A view of the Black Forest in Germany

Found in the south-west of Germany, the Schwarzwald is a forested mountain range roughly 100 miles long. Starting from just below Pfozheim and finishing up close to the Swiss border. 

Not only is the Black Forest well known for it’s Black Forest Gateaux, it is also the home of the Cuckoo clock, originally made by farmers during the winter months to supplement their income. 

It’s not all pine trees around these parts, this forest is the source of the Danube and Neckar. And water really is all around you, there are lakes aplenty and a few waterfalls to check out, including the Triberg Waterfalls and All Saints Waterfalls. Not to mention lakes of all sizes, the most popular being the Titisee and the Schluchsee. Both of which offer watersports such as diving and windsurfing. 

Getting around the Black Forest is an adventure in itself, the Black Forest High Road, or Schwarzwaldhochstrasse, runs from Baden-Baden to Freudenstadt. Hire a car to make the most of the scenic views including the Rhine Valley and the Voges Mountains, and along the way you’ll pass by picture book perfect Black Forest villages. 

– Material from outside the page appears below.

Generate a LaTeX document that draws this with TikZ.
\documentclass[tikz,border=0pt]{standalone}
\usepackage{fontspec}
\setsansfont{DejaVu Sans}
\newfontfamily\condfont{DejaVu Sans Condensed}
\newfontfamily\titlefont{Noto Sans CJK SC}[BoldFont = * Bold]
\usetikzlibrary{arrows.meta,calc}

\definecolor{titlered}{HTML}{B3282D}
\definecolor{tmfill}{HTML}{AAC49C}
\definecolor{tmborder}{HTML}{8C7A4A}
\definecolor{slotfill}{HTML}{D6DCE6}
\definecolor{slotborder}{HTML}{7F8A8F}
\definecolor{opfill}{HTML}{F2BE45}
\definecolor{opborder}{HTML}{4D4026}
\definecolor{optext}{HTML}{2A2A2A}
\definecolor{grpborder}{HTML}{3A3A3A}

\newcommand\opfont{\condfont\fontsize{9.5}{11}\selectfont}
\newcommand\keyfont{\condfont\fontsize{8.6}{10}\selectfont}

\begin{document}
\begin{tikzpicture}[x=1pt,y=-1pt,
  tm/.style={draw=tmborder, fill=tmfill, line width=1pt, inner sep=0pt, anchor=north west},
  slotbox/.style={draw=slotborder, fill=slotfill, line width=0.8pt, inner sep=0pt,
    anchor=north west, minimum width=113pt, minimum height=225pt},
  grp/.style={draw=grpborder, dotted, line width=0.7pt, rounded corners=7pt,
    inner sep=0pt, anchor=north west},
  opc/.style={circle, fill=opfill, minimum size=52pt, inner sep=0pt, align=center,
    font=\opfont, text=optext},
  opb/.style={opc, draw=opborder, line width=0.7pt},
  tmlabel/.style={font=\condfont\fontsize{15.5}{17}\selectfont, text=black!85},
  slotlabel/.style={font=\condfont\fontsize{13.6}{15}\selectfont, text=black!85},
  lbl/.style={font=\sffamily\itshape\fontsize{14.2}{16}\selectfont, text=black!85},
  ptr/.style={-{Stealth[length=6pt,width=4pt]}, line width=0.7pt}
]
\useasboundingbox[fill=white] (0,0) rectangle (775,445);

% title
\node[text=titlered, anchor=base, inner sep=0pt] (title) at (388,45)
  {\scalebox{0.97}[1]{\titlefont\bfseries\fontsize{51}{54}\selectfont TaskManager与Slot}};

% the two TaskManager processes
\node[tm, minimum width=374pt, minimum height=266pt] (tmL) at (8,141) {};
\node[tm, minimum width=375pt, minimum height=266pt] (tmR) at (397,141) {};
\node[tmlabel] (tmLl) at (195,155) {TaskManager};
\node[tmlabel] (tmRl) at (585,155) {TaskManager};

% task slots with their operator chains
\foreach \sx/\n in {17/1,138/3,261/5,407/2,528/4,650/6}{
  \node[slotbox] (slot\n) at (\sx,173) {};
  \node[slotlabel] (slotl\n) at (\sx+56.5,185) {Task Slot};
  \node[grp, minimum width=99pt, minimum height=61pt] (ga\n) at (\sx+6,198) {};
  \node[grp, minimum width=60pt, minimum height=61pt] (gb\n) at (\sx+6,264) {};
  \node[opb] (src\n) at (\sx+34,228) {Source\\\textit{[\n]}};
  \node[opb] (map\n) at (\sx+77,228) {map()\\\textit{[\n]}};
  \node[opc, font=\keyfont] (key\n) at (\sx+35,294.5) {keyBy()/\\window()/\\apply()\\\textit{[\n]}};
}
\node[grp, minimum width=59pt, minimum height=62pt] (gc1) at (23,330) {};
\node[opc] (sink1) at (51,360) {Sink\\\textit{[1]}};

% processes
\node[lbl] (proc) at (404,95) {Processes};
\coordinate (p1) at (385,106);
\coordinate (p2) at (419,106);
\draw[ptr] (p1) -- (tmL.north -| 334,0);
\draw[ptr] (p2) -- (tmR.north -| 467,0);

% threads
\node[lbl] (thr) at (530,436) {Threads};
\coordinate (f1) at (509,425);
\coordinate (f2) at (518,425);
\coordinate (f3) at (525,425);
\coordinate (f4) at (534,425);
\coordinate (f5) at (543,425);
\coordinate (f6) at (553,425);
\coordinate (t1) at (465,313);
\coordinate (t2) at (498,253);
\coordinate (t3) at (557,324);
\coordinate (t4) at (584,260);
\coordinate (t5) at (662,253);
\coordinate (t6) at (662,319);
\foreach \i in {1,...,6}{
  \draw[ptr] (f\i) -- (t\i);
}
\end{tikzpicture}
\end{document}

With an abundance of interesting sights to visit in the Black Forest, we’ve rounded up our three not-to-be-missed tourist attractions below:

  • Hornisgrinde and Mummelsee – take the scenic route and travel along the Black Forest High Road to this tourist attraction. The start of this short but steep hike is from the Mummelsee car park. from the peak of Hornisgrinde you can see Strasbourg in the distance. Back down at Mummelsee, make sure you get in the queue for the Black Forest Ham on their homemade bread baked in a wood-fired oven. 
  • The Black Forest Open Air Museum – also known as the Schwarzwälder Freilichtmuseum Vogtsbauernhof, here you can experience how people lived and worked in the Black Forest over the last 600 years. Visit the six traditionally furnished houses, watch people demonstrating traditional crafts and, if you’re with children, visit the adventure playground and play barn.
  • Freiburg im Breisgau – Freiburg is worth visiting just for the gothic cathedral but the rest of the city is equally as enchanting. It’s over 900 years old, so there’s history galore. Wander the narrow medieval streets, then spend some time at the Münstermarkt (Cathedral Market) before climbing the Schlossberg to view the city from above. All the while, enjoying the atmospheric backdrop of the Black Forest.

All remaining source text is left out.